Three days later, the McKinney pool video astonished me. The camera phone has evolved into a pivotal civil rights instrument, capturing, as so many artists have tried to in words, sculpture and other art forms, what continues to challenge our society. Some view protest art as society’s mirror, which reflects questions and sparks conversations. Now, with the onset of portable recording devices, raw moving images and sounds are uploaded, ripping away the pretty, waterproof, bandages and exposing our wounds.
There’s the racism that affirmation action and a black presidency were supposed to cure. There’s the intolerance that demonizes all black teenagers because some made a poor decision. Check out the over-the-top response of one out of 12 cops played on a continuous loop.
Ever the optimist, I thought, “Hey, at least no one was killed and 92% of the responding officers acted in a manner that did not warrant them to be suspended.”

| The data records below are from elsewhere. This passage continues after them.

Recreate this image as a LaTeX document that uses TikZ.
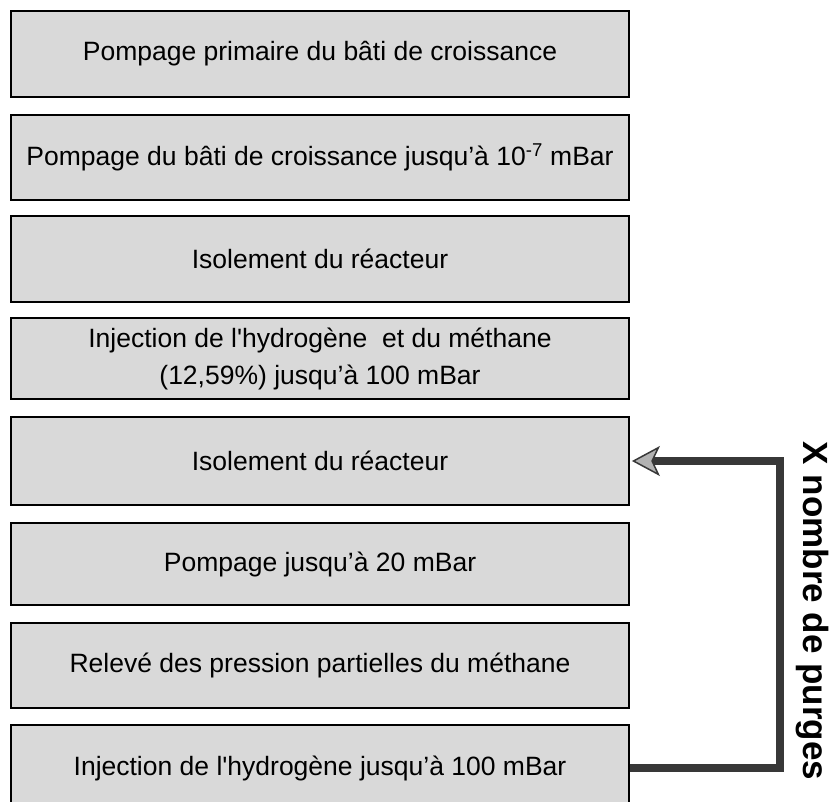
\documentclass[tikz,border=0pt]{standalone}
\usepackage{fontspec}
\setmainfont{Liberation Sans}
\usetikzlibrary{arrows.meta}
\begin{document}
\begin{tikzpicture}[x=1pt,y=-1pt]
\tikzset{
  stepbox/.style={draw=black, line width=1.8pt, fill=gray!30, minimum width=618pt,
    inner sep=0pt, align=center, font=\fontsize{26.5}{37}\selectfont},
  conn/.style={draw=black!78, line width=8pt,
    -{Stealth[length=28pt,width=30pt,inset=7pt,fill=gray!60,line width=1.5pt]}},
  lbl/.style={font=\fontsize{35}{40}\selectfont\bfseries}
}
\useasboundingbox (0,0) rectangle (830,801);
\node[stepbox, minimum height=86pt] (b1) at (320,54) {Pompage primaire du bâti de croissance};
\node[stepbox, minimum height=85pt] (b2) at (320,157.5) {Pompage du bâti de croissance jusqu’à 10\textsuperscript{-7} mBar};
\node[stepbox, minimum height=86pt] (b3) at (320,259) {Isolement du réacteur};
\node[stepbox, minimum height=81pt] (b4) at (320,358.5) {Injection de l\textquotesingle hydrogène\ \ et du méthane\\(12,59\%) jusqu’à 100 mBar};
\node[stepbox, minimum height=88pt] (b5) at (320,461) {Isolement du réacteur};
\node[stepbox, minimum height=82pt] (b6) at (320,564) {Pompage jusqu’à 20 mBar};
\node[stepbox, minimum height=85pt] (b7) at (320,665.5) {Relevé des pression partielles du méthane};
\node[stepbox, minimum height=86pt] (b8) at (320,768) {Injection de l\textquotesingle hydrogène jusqu’à 100 mBar};
\coordinate (cx) at (780,0);
\draw[conn] (b8.east) -- (b8.east -| cx) |- ([xshift=2pt]b5.east);
\node[lbl, rotate=-90, anchor=base] (lab) at (803,611) {X nombre de purges};
\end{tikzpicture}
\end{document}
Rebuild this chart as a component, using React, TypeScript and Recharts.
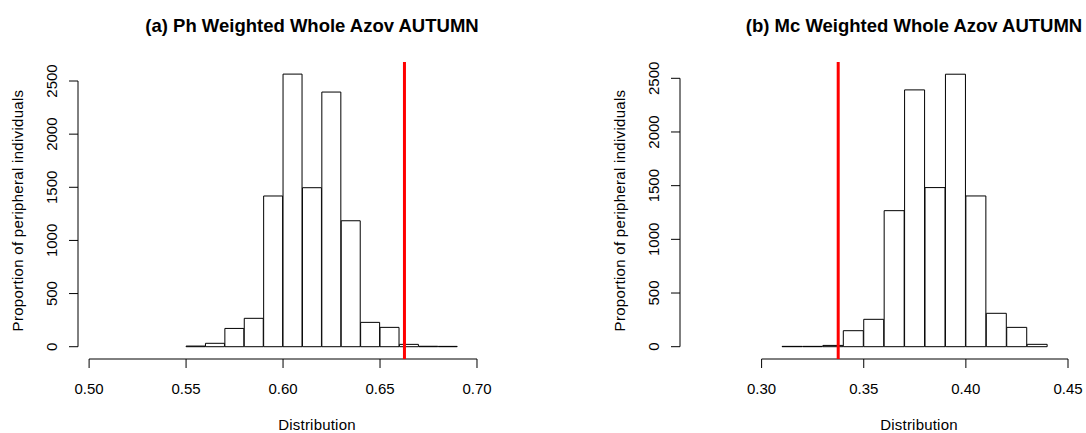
import { ComposedChart, Bar, XAxis, YAxis, ReferenceLine } from "recharts";

// (a) Ph — histogram bins (mid points) and counts
const phBinMids = [0.555, 0.565, 0.575, 0.585, 0.595, 0.605, 0.615, 0.625, 0.635, 0.645, 0.655, 0.665, 0.675, 0.685];
const phCounts = [6, 32, 172, 267, 1418, 2565, 1496, 2396, 1185, 229, 182, 22, 4, 3];
const phTicks = [0.5, 0.55, 0.6, 0.65, 0.7];
const phObserved = 0.6626;

// (b) Mc
const mcBinMids = [0.315, 0.325, 0.335, 0.345, 0.355, 0.365, 0.375, 0.385, 0.395, 0.405, 0.415, 0.425, 0.435];
const mcCounts = [3, 3, 12, 149, 255, 1267, 2392, 1482, 2538, 1404, 311, 180, 22];
const mcTicks = [0.3, 0.35, 0.4, 0.45];
const mcObserved = 0.3375;

const countTicks = [0, 500, 1000, 1500, 2000, 2500];

const FONT = '"Liberation Sans", Arial, sans-serif';
const PANEL_W = 602;
const H = 433;

function CountTick({ x, y, payload }: any) {
  return (
    <text
      x={x}
      y={y}
      dy="0.355em"
      textAnchor="middle"
      transform={`rotate(-90, ${x}, ${y})`}
      fontSize={15}
      fontFamily={FONT}
      fill="#000"
    >
      {payload.value}
    </text>
  );
}

type PanelProps = {
  title: string;
  mids: number[];
  counts: number[];
  ticks: number[];
  observed: number;
  xDomain: [number, number];
  yDomain: [number, number];
};

function Panel({ title, mids, counts, ticks, observed, xDomain, yDomain }: PanelProps) {
  const data = mids.map((m, i) => ({ mid: m, count: counts[i] }));
  const yTop = countTicks[countTicks.length - 1];
  return (
    <div style={{ position: "relative", width: PANEL_W, height: H, flex: "none" }}>
      <div
        style={{
          position: "absolute",
          left: 0,
          top: 17,
          width: 624,
          textAlign: "center",
          fontFamily: FONT,
          fontWeight: "bold",
          fontSize: 18.5,
          lineHeight: "18.5px",
          whiteSpace: "nowrap",
          color: "#000",
        }}
      >
        {title}
      </div>
      <ComposedChart
        width={PANEL_W}
        height={H}
        data={data}
        margin={{ top: 62, right: 50, bottom: 0, left: 0 }}
        barCategoryGap={0}
        barGap={0}
      >
        <XAxis
          dataKey="mid"
          type="number"
          domain={xDomain}
          ticks={ticks}
          interval={0}
          allowDataOverflow
          tickFormatter={(v: number) => v.toFixed(2)}
          axisLine={false}
          tickLine={{ stroke: "#000" }}
          tickSize={9}
          tickMargin={15}
          height={74}
          tick={{ fill: "#000", fontSize: 15, fontFamily: FONT }}
          label={{
            value: "Distribution",
            position: "insideBottom",
            offset: 2.6,
            dx: 2,
            fill: "#000",
            fontSize: 15,
            fontFamily: FONT,
            style: { letterSpacing: "0.2px" },
          }}
        />
        <YAxis
          type="number"
          domain={yDomain}
          ticks={countTicks}
          interval={0}
          allowDataOverflow
          width={78}
          axisLine={false}
          tickLine={{ stroke: "#000" }}
          tickSize={9}
          tickMargin={17}
          tick={<CountTick />}
          label={{
            value: "Proportion of peripheral individuals",
            angle: -90,
            position: "insideLeft",
            offset: 18,
            style: { textAnchor: "middle", letterSpacing: "0.3px" },
            fill: "#000",
            fontSize: 15,
            fontFamily: FONT,
          }}
        />
        <ReferenceLine
          segment={[
            { x: ticks[0], y: yDomain[0] },
            { x: ticks[ticks.length - 1], y: yDomain[0] },
          ]}
          stroke="#000"
          strokeWidth={1}
          ifOverflow="visible"
        />
        <ReferenceLine
          segment={[
            { x: xDomain[0], y: 0 },
            { x: xDomain[0], y: yTop },
          ]}
          stroke="#000"
          strokeWidth={1}
          ifOverflow="visible"
        />
        <Bar dataKey="count" fill="#fff" stroke="#000" strokeWidth={1} isAnimationActive={false} />
        <ReferenceLine x={observed} stroke="#ff0000" strokeWidth={3} />
      </ComposedChart>
    </div>
  );
}

export default function App() {
  return (
    <div
      style={{
        position: "absolute",
        left: 0,
        top: 0,
        width: 1086,
        height: H,
        overflow: "hidden",
        background: "#fff",
        display: "flex",
      }}
    >
      <Panel
        title="(a) Ph Weighted Whole Azov AUTUMN"
        mids={phBinMids}
        counts={phCounts}
        ticks={phTicks}
        observed={phObserved}
        xDomain={[0.49428, 0.73867]}
        yDomain={[-115.7, 2678.8]}
      />
      <Panel
        title="(b) Mc Weighted Whole Azov AUTUMN"
        mids={mcBinMids}
        counts={mcCounts}
        ticks={mcTicks}
        observed={mcObserved}
        xDomain={[0.26005, 0.4921]}
        yDomain={[-114.6, 2651.8]}
      />
    </div>
  );
}
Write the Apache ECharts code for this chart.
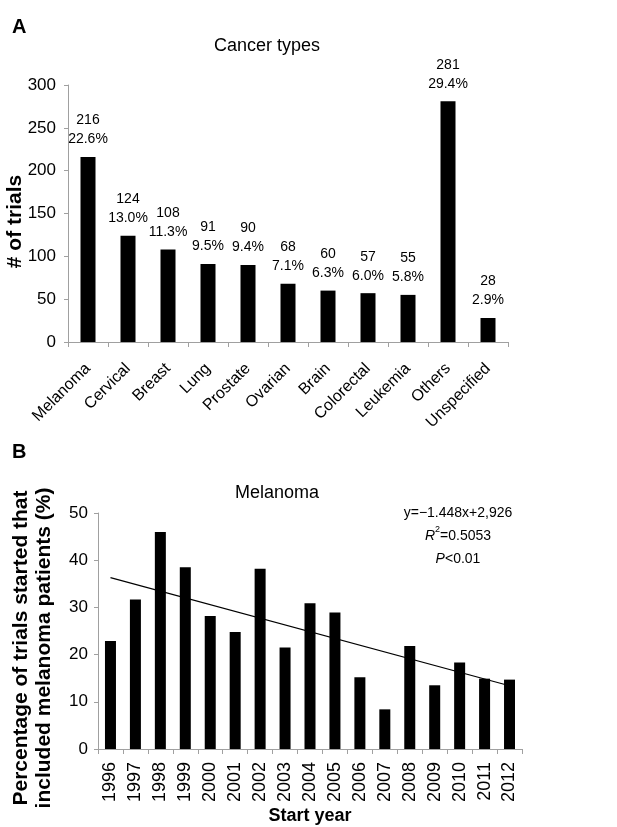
<!DOCTYPE html>
<html>
<head>
<meta charset="utf-8">
<script src="https://cdn.jsdelivr.net/npm/echarts@6/dist/echarts.min.js"></script>
<style>
html,body{margin:0;padding:0;background:#fff;}
#chart{width:617px;height:827px;}
</style>
</head>
<body>
<div id="chart"></div>
<script>
var cancerTypes = ['Melanoma','Cervical','Breast','Lung','Prostate','Ovarian','Brain','Colorectal','Leukemia','Others','Unspecified'];
var trialCounts = [216,124,108,91,90,68,60,57,55,281,28];
var trialPcts = ['22.6%','13.0%','11.3%','9.5%','9.4%','7.1%','6.3%','6.0%','5.8%','29.4%','2.9%'];
var yTicksA = [0,50,100,150,200,250,300];

var years = ['1996','1997','1998','1999','2000','2001','2002','2003','2004','2005','2006','2007','2008','2009','2010','2011','2012'];
var melanomaPct = [22.9,31.7,46.0,38.5,28.2,24.8,38.2,21.5,30.9,28.9,15.2,8.4,21.8,13.5,18.3,14.9,14.7];
var trendEnds = [36.3, 13.4];
var yTicksB = [0,10,20,30,40,50];

var trendData = years.map(function(y,i){
  if (i === 0) return trendEnds[0];
  if (i === years.length-1) return trendEnds[1];
  return null;
});

var FONT = 'Liberation Sans, Arial, sans-serif';
var AX = '#a0a0a0';

var chart = echarts.init(document.getElementById('chart'), null, {renderer:'canvas'});
chart.setOption({
  backgroundColor:'#fff',
  animation:false,
  textStyle:{fontFamily:FONT, color:'#000'},
  title:[
    {text:'Cancer types', left:262, top:32, textAlign:'center', textStyle:{fontFamily:FONT, fontSize:18, fontWeight:'normal', color:'#000'}},
    {text:'Melanoma', left:272, top:479, textAlign:'center', textStyle:{fontFamily:FONT, fontSize:18, fontWeight:'normal', color:'#000'}}
  ],
  graphic:[
    {type:'text', x:12, y:17, style:{text:'A', font:'bold 20px '+FONT, fill:'#000'}},
    {type:'text', x:12, y:442, style:{text:'B', font:'bold 20px '+FONT, fill:'#000'}},
    {type:'text', x:458, y:502, style:{
      text:'{n|y=\u22121.448x+2,926}\n{i|R}{s|2}{n|=0.5053}\n{i|P}{n|<0.01}',
      align:'center',
      verticalAlign:'top',
      fill:'#000',
      rich:{
        n:{fontFamily:FONT, fontSize:14, lineHeight:23, fill:'#000'},
        i:{fontFamily:FONT, fontSize:14, fontStyle:'italic', lineHeight:23, fill:'#000'},
        s:{fontFamily:FONT, fontSize:9, lineHeight:23, verticalAlign:'top', fill:'#000', padding:[0,0,8,0]}
      }
    }},
    {type:'text', x:310, y:807, style:{text:'Start year', font:'bold 18px '+FONT, fill:'#000', align:'center', verticalAlign:'top'}}
  ],
  grid:[
    {left:68, width:440, top:85, height:257, outerBoundsMode:'none', containLabel:false},
    {left:98, width:424, top:513, height:236, outerBoundsMode:'none', containLabel:false}
  ],
  xAxis:[
    {type:'category', gridIndex:0, data:cancerTypes,
     axisLine:{lineStyle:{color:AX, width:1}},
     axisTick:{show:true, length:5, lineStyle:{color:AX}},
     axisLabel:{rotate:45, fontSize:16, color:'#000', fontFamily:FONT, margin:24, interval:0}},
    {type:'category', gridIndex:1, data:years,
     axisLine:{lineStyle:{color:AX, width:1}},
     axisTick:{show:true, length:5, lineStyle:{color:AX}},
     axisLabel:{rotate:90, fontSize:18, color:'#000', fontFamily:FONT, margin:13, interval:0}}
  ],
  yAxis:[
    {type:'value', gridIndex:0, min:yTicksA[0], max:yTicksA[yTicksA.length-1], interval:50,
     name:'# of trials', nameLocation:'middle', nameGap:42, nameMoveOverlap:false,
     nameTextStyle:{fontFamily:FONT, fontSize:21, fontWeight:'bold', color:'#000', padding:[0,16,0,0]},
     axisLine:{show:true, lineStyle:{color:AX, width:1}},
     axisTick:{show:true, length:4, lineStyle:{color:AX}},
     splitLine:{show:false},
     axisLabel:{fontSize:17, color:'#000', fontFamily:FONT, margin:12}},
    {type:'value', gridIndex:1, min:yTicksB[0], max:yTicksB[yTicksB.length-1], interval:10,
     name:'Percentage of trials started that\nincluded melanoma patients (%)', nameLocation:'middle', nameGap:42, nameMoveOverlap:false,
     nameTextStyle:{fontFamily:FONT, fontSize:21, fontWeight:'bold', color:'#000', lineHeight:23, padding:[0,34,0,0]},
     axisLine:{show:true, lineStyle:{color:AX, width:1}},
     axisTick:{show:true, length:4, lineStyle:{color:AX}},
     splitLine:{show:false},
     axisLabel:{fontSize:17, color:'#000', fontFamily:FONT, margin:10}}
  ],
  series:[
    {type:'bar', xAxisIndex:0, yAxisIndex:0, data:trialCounts, barWidth:15,
     itemStyle:{color:'#000'},
     label:{show:true, position:'top', distance:8, fontFamily:FONT, fontSize:14, lineHeight:19, color:'#000',
       formatter:function(p){return p.value+'\n'+trialPcts[p.dataIndex];}}},
    {type:'bar', xAxisIndex:1, yAxisIndex:1, data:melanomaPct, barWidth:11,
     itemStyle:{color:'#000'}},
    {type:'line', xAxisIndex:1, yAxisIndex:1, data:trendData, connectNulls:true,
     symbol:'none', lineStyle:{color:'#000', width:1.2}, z:5}
  ]
});
</script>
</body>
</html>
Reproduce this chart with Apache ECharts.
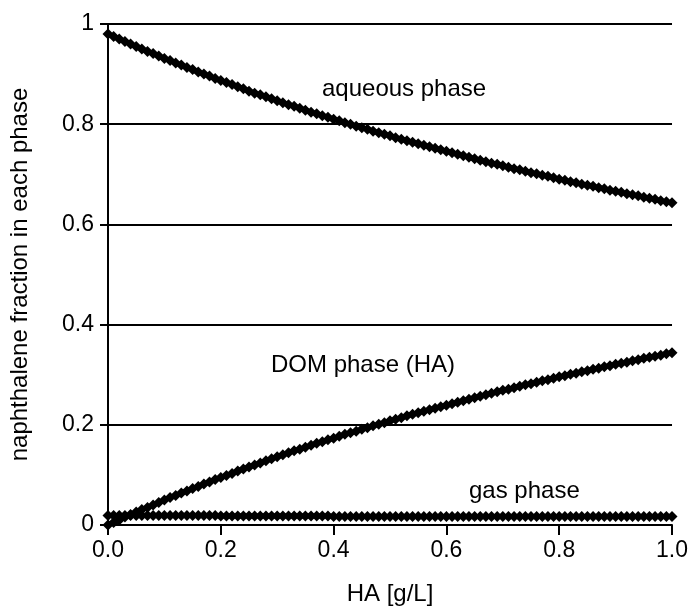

And then a misguided soul entered The Emanuel African Methodist Episcopal Church, joined their Bible study for about an hour before shooting and killing nine innocent people.
The first time I’d heard of white supremacists was in the mid 70s while sitting at the kitchen table. The alliteration of their name first caught my attention as the TV news reporter articulated something, which I can no longer remember, but left me with the understanding that there was an organized group of whites who hated blacks.
That got me riled up. My immediate response was to hate them right back. My six-year old chest swelled and neck muscles bulged as I passionately outlined a plan about how all black people should get together and build a fabulous kingdom for ourselves and keep all the white people out. I said we should call ourselves The Big Bad Blacks because I wanted an alliterative name for our group as well.
My father, who was sitting at the table with me and patiently listening to my rant, slowly shook his head. He gently explained to me that we all needed to learn to live together and get along with one another. Those few soft-spoken words sucked the venom of hatred out of me.
Even now, as some clamor for the death penalty, which is state-sanctioned murder to show murderers that murder is wrong, I still say that life without parole is the strongest sentence that should be given for egregious acts. And the added bonus in this case will be that a young man, who proclaims to hate blacks will spend the rest of his life incarcerated with an overrepresented population of blacks. Additionally, as the decades tick by, he will witness his unemployed, high school dropout fantasy of a race war NOT breaking out, but rather the maturity of a country learning to live together just as my father said we would.